Fast forward to the United Nations General Assembly (UNGA) 2021 – and what a difference two years can make. In my last post, I offered a critique of Barbados Prime Minister Mia Mottley’s somewhat unfocused speech at the UNGA in 2019.
Well, the world has changed. Ms. Mottley’s 2021 speech hit home and gave the media something to get excited about. It was shorter (thankfully) and much more sharply focused, and mostly hit the proverbial nail on the head. Certainly the note of urgency was there, as there has been in many recent speeches. But as I said in my post yesterday, actions speak louder than words. Yes, we know – it’s all urgent. Everything appears to be coming to a head.
You can watch the speech here, although I haven’t found the transcript yet. There was the Bob Marley quote (well, not an exact quote), and the smartphone, which immediately attracted some good media headlines. Despite these gimmicks, there was a refreshing lack of “political correctness.”
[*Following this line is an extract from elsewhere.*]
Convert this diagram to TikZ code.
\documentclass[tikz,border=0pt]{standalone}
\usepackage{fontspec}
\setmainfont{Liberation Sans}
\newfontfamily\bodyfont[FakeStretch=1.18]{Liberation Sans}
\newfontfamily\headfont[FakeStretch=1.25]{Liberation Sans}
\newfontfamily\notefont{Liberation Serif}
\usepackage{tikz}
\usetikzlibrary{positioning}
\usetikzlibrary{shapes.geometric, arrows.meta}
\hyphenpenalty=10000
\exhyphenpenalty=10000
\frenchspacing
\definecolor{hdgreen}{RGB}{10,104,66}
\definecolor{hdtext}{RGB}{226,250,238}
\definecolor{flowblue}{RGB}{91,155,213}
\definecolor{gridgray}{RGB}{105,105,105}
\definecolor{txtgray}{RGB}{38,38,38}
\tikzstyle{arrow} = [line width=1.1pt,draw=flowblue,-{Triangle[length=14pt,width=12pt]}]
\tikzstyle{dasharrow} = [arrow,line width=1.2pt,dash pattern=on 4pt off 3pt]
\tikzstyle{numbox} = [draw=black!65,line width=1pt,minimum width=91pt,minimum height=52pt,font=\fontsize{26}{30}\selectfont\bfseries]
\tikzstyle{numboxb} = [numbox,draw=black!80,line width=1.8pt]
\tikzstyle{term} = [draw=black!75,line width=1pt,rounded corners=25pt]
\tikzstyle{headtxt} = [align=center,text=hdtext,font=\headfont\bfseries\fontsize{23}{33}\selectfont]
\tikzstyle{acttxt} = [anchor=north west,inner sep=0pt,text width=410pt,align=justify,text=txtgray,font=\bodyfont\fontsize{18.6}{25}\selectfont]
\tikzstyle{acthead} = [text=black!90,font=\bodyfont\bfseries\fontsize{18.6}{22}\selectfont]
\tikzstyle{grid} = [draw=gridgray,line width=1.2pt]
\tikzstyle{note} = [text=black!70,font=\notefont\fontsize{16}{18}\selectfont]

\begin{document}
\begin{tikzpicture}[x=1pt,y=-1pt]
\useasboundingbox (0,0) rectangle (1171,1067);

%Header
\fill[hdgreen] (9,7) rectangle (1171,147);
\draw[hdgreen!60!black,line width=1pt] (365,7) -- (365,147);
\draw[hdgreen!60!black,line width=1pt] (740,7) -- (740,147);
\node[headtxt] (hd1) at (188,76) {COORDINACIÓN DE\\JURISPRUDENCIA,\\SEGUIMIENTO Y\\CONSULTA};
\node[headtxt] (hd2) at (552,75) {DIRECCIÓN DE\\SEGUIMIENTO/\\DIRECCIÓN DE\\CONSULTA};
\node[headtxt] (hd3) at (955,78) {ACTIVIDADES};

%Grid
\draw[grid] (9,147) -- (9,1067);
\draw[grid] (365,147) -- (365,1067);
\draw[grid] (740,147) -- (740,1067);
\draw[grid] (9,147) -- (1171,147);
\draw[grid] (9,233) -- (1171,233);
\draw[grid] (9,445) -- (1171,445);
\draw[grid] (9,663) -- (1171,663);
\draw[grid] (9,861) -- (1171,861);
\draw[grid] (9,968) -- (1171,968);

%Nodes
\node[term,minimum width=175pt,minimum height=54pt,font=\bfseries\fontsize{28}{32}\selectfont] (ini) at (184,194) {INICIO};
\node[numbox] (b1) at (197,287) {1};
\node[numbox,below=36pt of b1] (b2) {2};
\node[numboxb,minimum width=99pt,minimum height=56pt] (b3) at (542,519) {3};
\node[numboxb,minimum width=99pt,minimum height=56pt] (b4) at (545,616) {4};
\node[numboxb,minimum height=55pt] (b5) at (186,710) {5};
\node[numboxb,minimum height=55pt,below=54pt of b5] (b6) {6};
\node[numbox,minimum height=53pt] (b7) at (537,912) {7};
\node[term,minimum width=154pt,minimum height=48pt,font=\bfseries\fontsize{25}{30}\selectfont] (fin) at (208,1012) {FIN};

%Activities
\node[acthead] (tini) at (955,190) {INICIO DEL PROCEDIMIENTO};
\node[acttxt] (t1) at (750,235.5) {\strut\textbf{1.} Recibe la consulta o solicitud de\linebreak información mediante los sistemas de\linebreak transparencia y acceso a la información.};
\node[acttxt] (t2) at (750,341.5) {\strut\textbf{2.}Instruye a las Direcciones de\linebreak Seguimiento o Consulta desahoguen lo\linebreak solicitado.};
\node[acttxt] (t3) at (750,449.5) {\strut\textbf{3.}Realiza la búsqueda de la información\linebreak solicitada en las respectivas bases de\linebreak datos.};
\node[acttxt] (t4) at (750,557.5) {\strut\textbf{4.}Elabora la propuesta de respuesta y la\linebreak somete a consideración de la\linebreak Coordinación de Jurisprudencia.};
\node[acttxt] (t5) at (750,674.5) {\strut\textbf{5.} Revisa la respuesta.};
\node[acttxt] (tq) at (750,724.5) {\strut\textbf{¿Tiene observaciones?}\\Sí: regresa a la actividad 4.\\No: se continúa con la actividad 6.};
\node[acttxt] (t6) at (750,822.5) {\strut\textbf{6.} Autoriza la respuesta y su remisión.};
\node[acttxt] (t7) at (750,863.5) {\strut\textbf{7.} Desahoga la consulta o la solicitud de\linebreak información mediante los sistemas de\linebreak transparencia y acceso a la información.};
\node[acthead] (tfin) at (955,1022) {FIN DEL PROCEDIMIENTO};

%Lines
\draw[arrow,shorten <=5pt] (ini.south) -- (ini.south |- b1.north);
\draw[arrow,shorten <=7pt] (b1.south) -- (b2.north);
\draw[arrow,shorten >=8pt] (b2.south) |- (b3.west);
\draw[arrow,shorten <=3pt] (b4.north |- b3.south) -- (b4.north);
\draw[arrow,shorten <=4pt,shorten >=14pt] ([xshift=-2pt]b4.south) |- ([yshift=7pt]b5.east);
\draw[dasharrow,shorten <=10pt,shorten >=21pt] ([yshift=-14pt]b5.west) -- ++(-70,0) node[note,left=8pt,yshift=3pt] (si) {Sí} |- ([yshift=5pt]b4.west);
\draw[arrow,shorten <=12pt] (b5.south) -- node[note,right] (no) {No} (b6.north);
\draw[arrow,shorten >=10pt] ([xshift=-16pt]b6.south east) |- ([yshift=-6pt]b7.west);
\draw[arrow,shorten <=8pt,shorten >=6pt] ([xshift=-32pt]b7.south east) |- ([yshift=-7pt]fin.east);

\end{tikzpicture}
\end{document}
Ms. Mottley was among 13 women leaders speaking at the UNGA over the first four days. She spoke to a three-quarters empty hall. Although less than ten percent of the total, PBS points out this was more than last year. There are more women heads of state also now globally (a grand total of 24).
Multilateralism is a must! Yet, is the United Nations failing small states like Barbados and others? There has been little progress in the past two years on certain regional matters, like the U.S. embargo on Cuba or territorial disputes, that Ms. Mottley discussed in 2019. Certainly not on climate change.
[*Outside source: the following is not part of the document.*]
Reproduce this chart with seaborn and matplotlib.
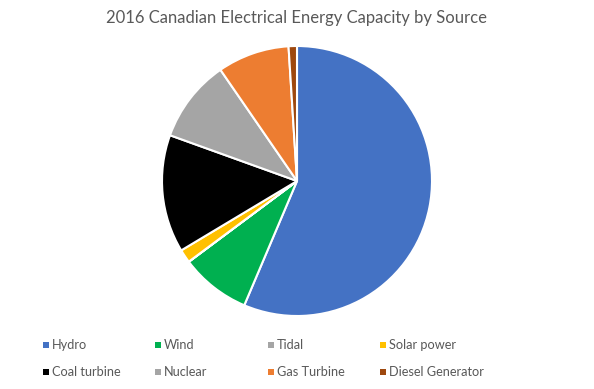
import matplotlib
matplotlib.use("Agg")
import matplotlib.pyplot as plt
import seaborn as sns
from matplotlib.patches import Rectangle

# 2016 capacity shares (percent)
sources = ["Hydro", "Wind", "Tidal", "Solar power",
           "Coal turbine", "Nuclear", "Gas Turbine", "Diesel Generator"]
shares = [56.4, 8.4, 0.02, 1.6, 14.1, 9.9, 8.6, 1.0]
colors = ["#4472C4", "#00B050", "#A5A5A5", "#FFC000",
          "#000000", "#A5A5A5", "#ED7D31", "#9E480E"]

sns.set_theme(style="white")
plt.rcParams['font.family'] = ['Lato', 'DejaVu Sans']

W, H = 594, 389
fig = plt.figure(figsize=(W / 100, H / 100), dpi=100)
fig.patch.set_facecolor("white")

# pie: centre (297, 181) px, radius 135 px
cx, cy, r = 297, 181, 135
ax = fig.add_axes([(cx - r) / W, (H - cy - r) / H, 2 * r / W, 2 * r / H])
ax.pie(shares, colors=colors, startangle=90, counterclock=False,
       wedgeprops=dict(edgecolor="white", linewidth=1.5))
ax.set_xlim(-1, 1)
ax.set_ylim(-1, 1)
ax.set_aspect("equal")
ax.axis("off")

fig.text(297 / W, 1 - 18 / H, "2016 Canadian Electrical Energy Capacity by Source",
         ha="center", va="center", fontsize=12, color="#595959")

# legend: 2 rows x 4 columns
col_x = [43, 155, 268, 380]
row_y = [345, 372]
for i, (lab, col) in enumerate(zip(sources, colors)):
    x = col_x[i % 4]
    y = row_y[i // 4]
    fig.patches.append(Rectangle((x / W, 1 - (y + 3) / H), 6 / W, 6 / H,
                                 transform=fig.transFigure, facecolor=col,
                                 edgecolor="none"))
    fig.text((x + 9) / W, 1 - y / H, lab, ha="left", va="center",
             fontsize=9.2, color="#595959")

fig.savefig("out.png", dpi=100, facecolor="white")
It is not that we do not have enough resources for all, Ms. Mottley stressed; it is just the inequality of distribution. Beware the “faceless few” who care not, and clutch their profits tightly to their chests. “This age dangerously resembles that of a century ago,” she added – the eve of the Great Depression, when my own father was born. Ah, she began to get warm here. “This is not science fiction,” she repeated as in her 2019 speech. I often feel as if we are living in a sci-fi movie, though. Danger there is. (I am currently reading Asimov and Philip K Dick, prophets in their time).
Time is a strange thing. In all our long COVID-19 lockdowns and curfews, I have had the chance to reflect on how it stands still, rewinds and almost seems to repeat itself. Thinking back 100 years does not give any solace. What have we learned?
We have to hold world leaders’ feet to the fire. But, I contend, we in the Caribbean must not only talk, but take action for our fragile islands – and stop ravaging our environments – which we do also in the name of big profits, for mining companies, cruise ship lines, global hotel chains (and our own local elites).
Yes, we can point fingers. Let’s do our part, however small, if we love our country, our region and our people.
That’s my speech! Let’s keep our fingers crossed, while doing whatever we can.